- INSTRUCTIONS FOR THE TASK
Restate all the material verbatim, except for the pictures.
BEGIN
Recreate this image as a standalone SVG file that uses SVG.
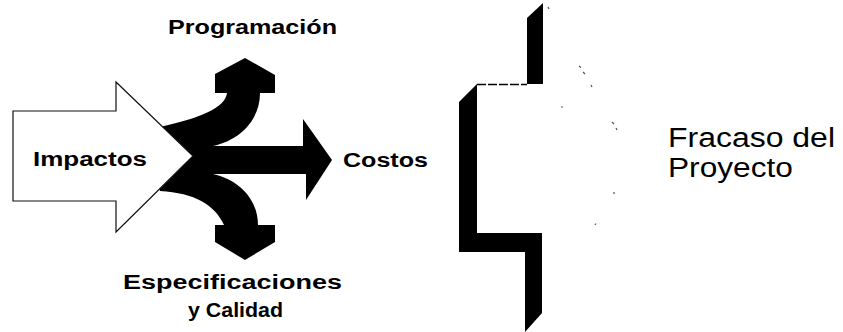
<svg xmlns="http://www.w3.org/2000/svg" width="843" height="332" viewBox="0 0 843 332">
  <style>
    .lbl { font-family: "Liberation Sans", Arial, sans-serif; font-weight: bold; font-size: 20px; fill: #000; }
    .big { font-family: "Liberation Sans", Arial, sans-serif; font-size: 27px; fill: #000; }
    .blk { fill: #000; stroke: none; }
    .speck { stroke: #555; stroke-width: 1.2; fill: none; }
  </style>
  <rect width="843" height="332" fill="#fff"/>

  <g id="connectors">
    <path id="split-arrows" class="blk" d="M160,127 C200,118 225,108 227,93 L215,93 L215,74 L245,58 L275,75 L275,93 L260,93 C260,120 240,140 213,146 L303,146 L303,119 L332,160 L306,200 L306,174 L213,174 C240,180 258,200 258,225 L275,225 L275,242 L245,260 L215,242 L215,225 L224,225 C215,205 195,193 160,191 L150,160 Z"/>
  </g>

  <g id="impactos">
    <path d="M13,111 L116,111 L116,82 L193,156 L116,232 L116,201 L13,201 Z" fill="#fff" stroke="#111" stroke-width="1.2"/>
    <text class="lbl" x="33" y="166" font-size="21" textLength="114" lengthAdjust="spacingAndGlyphs">Impactos</text>
  </g>

  <g id="programacion">
    <text class="lbl" x="168" y="34" font-size="19" textLength="169" lengthAdjust="spacingAndGlyphs">Programación</text>
  </g>

  <g id="costos">
    <text class="lbl" x="343" y="167" font-size="21" textLength="85" lengthAdjust="spacingAndGlyphs">Costos</text>
  </g>

  <g id="especificaciones">
    <text class="lbl" x="123" y="289" font-size="21" textLength="219" lengthAdjust="spacingAndGlyphs">Especificaciones</text>
    <text class="lbl" x="188" y="317" font-size="21" textLength="95" lengthAdjust="spacingAndGlyphs">y Calidad</text>
  </g>

  <g id="muro">
    <path class="blk" d="M527,18 L543,3 L543,84 L527,84 Z"/>
    <line x1="477" y1="84.5" x2="527" y2="84.5" stroke="#000" stroke-width="1.5" stroke-dasharray="9 2"/>
    <path class="blk" d="M459,102 L477,84 L477,233 L542,233 L542,313 L525,332 L525,252 L459,252 Z"/>
    <path class="speck" d="M548,7 l1,2 M579,66 l2,1.5 M583,72 l2,2 M591,85 l1,2 M561,107 h2 M612,122 l2,2 M616,128 l1,2 M614,192 v2 M595,225 l1,-1.5"/>
  </g>

  <g id="fracaso">
    <text class="big" x="668" y="147" textLength="167" lengthAdjust="spacingAndGlyphs">Fracaso del</text>
    <text class="big" x="668" y="177" textLength="125" lengthAdjust="spacingAndGlyphs">Proyecto</text>
  </g>
</svg>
END
- EXERCISE SOLUTION
Recreate this image as a standalone SVG file that uses SVG.
<svg xmlns="http://www.w3.org/2000/svg" width="843" height="332" viewBox="0 0 843 332">
  <style>
    .lbl { font-family: "Liberation Sans", Arial, sans-serif; font-weight: bold; font-size: 20px; fill: #000; }
    .big { font-family: "Liberation Sans", Arial, sans-serif; font-size: 27px; fill: #000; }
    .blk { fill: #000; stroke: none; }
    .speck { stroke: #555; stroke-width: 1.2; fill: none; }
  </style>
  <rect width="843" height="332" fill="#fff"/>

  <g id="connectors">
    <path id="split-arrows" class="blk" d="M160,127 C200,118 225,108 227,93 L215,93 L215,74 L245,58 L275,75 L275,93 L260,93 C260,120 240,140 213,146 L303,146 L303,119 L332,160 L306,200 L306,174 L213,174 C240,180 258,200 258,225 L275,225 L275,242 L245,260 L215,242 L215,225 L224,225 C215,205 195,193 160,191 L150,160 Z"/>
  </g>

  <g id="impactos">
    <path d="M13,111 L116,111 L116,82 L193,156 L116,232 L116,201 L13,201 Z" fill="#fff" stroke="#111" stroke-width="1.2"/>
    <text class="lbl" x="33" y="166" font-size="21" textLength="114" lengthAdjust="spacingAndGlyphs">Impactos</text>
  </g>

  <g id="programacion">
    <text class="lbl" x="168" y="34" font-size="19" textLength="169" lengthAdjust="spacingAndGlyphs">Programación</text>
  </g>

  <g id="costos">
    <text class="lbl" x="343" y="167" font-size="21" textLength="85" lengthAdjust="spacingAndGlyphs">Costos</text>
  </g>

  <g id="especificaciones">
    <text class="lbl" x="123" y="289" font-size="21" textLength="219" lengthAdjust="spacingAndGlyphs">Especificaciones</text>
    <text class="lbl" x="188" y="317" font-size="21" textLength="95" lengthAdjust="spacingAndGlyphs">y Calidad</text>
  </g>

  <g id="muro">
    <path class="blk" d="M527,18 L543,3 L543,84 L527,84 Z"/>
    <line x1="477" y1="84.5" x2="527" y2="84.5" stroke="#000" stroke-width="1.5" stroke-dasharray="9 2"/>
    <path class="blk" d="M459,102 L477,84 L477,233 L542,233 L542,313 L525,332 L525,252 L459,252 Z"/>
    <path class="speck" d="M548,7 l1,2 M579,66 l2,1.5 M583,72 l2,2 M591,85 l1,2 M561,107 h2 M612,122 l2,2 M616,128 l1,2 M614,192 v2 M595,225 l1,-1.5"/>
  </g>

  <g id="fracaso">
    <text class="big" x="668" y="147" textLength="167" lengthAdjust="spacingAndGlyphs">Fracaso del</text>
    <text class="big" x="668" y="177" textLength="125" lengthAdjust="spacingAndGlyphs">Proyecto</text>
  </g>
</svg>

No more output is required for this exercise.